There are ton of things wrong with this bill, but I would like to address 3 in particular.
1) Your ISP (e.g. Virgin, Sky etc.) will be legally compelled to store every domain (website) that you visit for 12 months. To many people this isn’t a big deal. Who cares about the websites you’ve visited. Well, to quote Frankie Boyle, this isn’t just browsing history, “it’s a document that shows what we’re thinking about.” and that is not something the government should be able to access, least of all without judiciary approval.

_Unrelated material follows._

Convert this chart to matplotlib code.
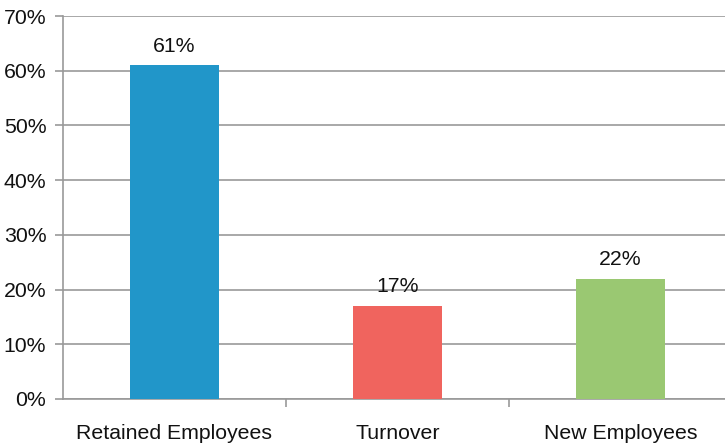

2) Companies will be required to weaken their encryption so that if the government want to access their data, they can. Currently apps like WhatsApp and iMessage provide what is called end-to-end encryption (E2EE), which means that if the message is intercepted by anyone (including the company providing the service) it cannot be read, only the sender and recipient can read the data. This seems like a fair trade, in an ideal world, the government gets a warrant for data, then goes to the provider and gets it; but if we remove E2EE it is not only the government that will be able to access the data. Hackers will have a much easier job of stealing information about us like bank details and other more intimate things. I’d imagine we will quite quickly start to see more and more cases similar to what happened to Talk Talk only a couple of weeks ago.
3) The government have granted themselves what is being called a “licence to hack”. At a moments notice, once again without judiciary approval (notice the theme here), GCHQ and other agencies and departments within government can turn on your laptop or phone’s, camera, microphone etc. and start recording data. They will also be able to access your entire hard drive, messages, emails and so on. So if the other two points weren’t enough to convince you that this bill is extremely excessive, maybe this is?
I’ll finish on this, Theresa May (who you might of gathered I vehemently loathe) along with David Cameron and other senior politicians from both sides of government have defended this bill with the same rhetoric as they have used for all invasions of our privacy, “but if we don’t have these powers, how will we stop all the paedophiles, and terrorists”. They are playing you! They know nobody wants people like that in our society, so they tell us these powers are absolutely necessary to stop them. They only talk about these people to scare you into throwing away your civil liberties. Even Edward Snowden has came forward on numerous occasions to explain how surveillance doesn’t prevent terrorism, “because they’re not public safety programs. They’re spying programs.” [http://dailycaller.com/…/edward-snowden-says-mass-surveill…/]
Do not accept this bill! They tell us without security you can’t enjoy freedom, but without freedom what’s the point in security?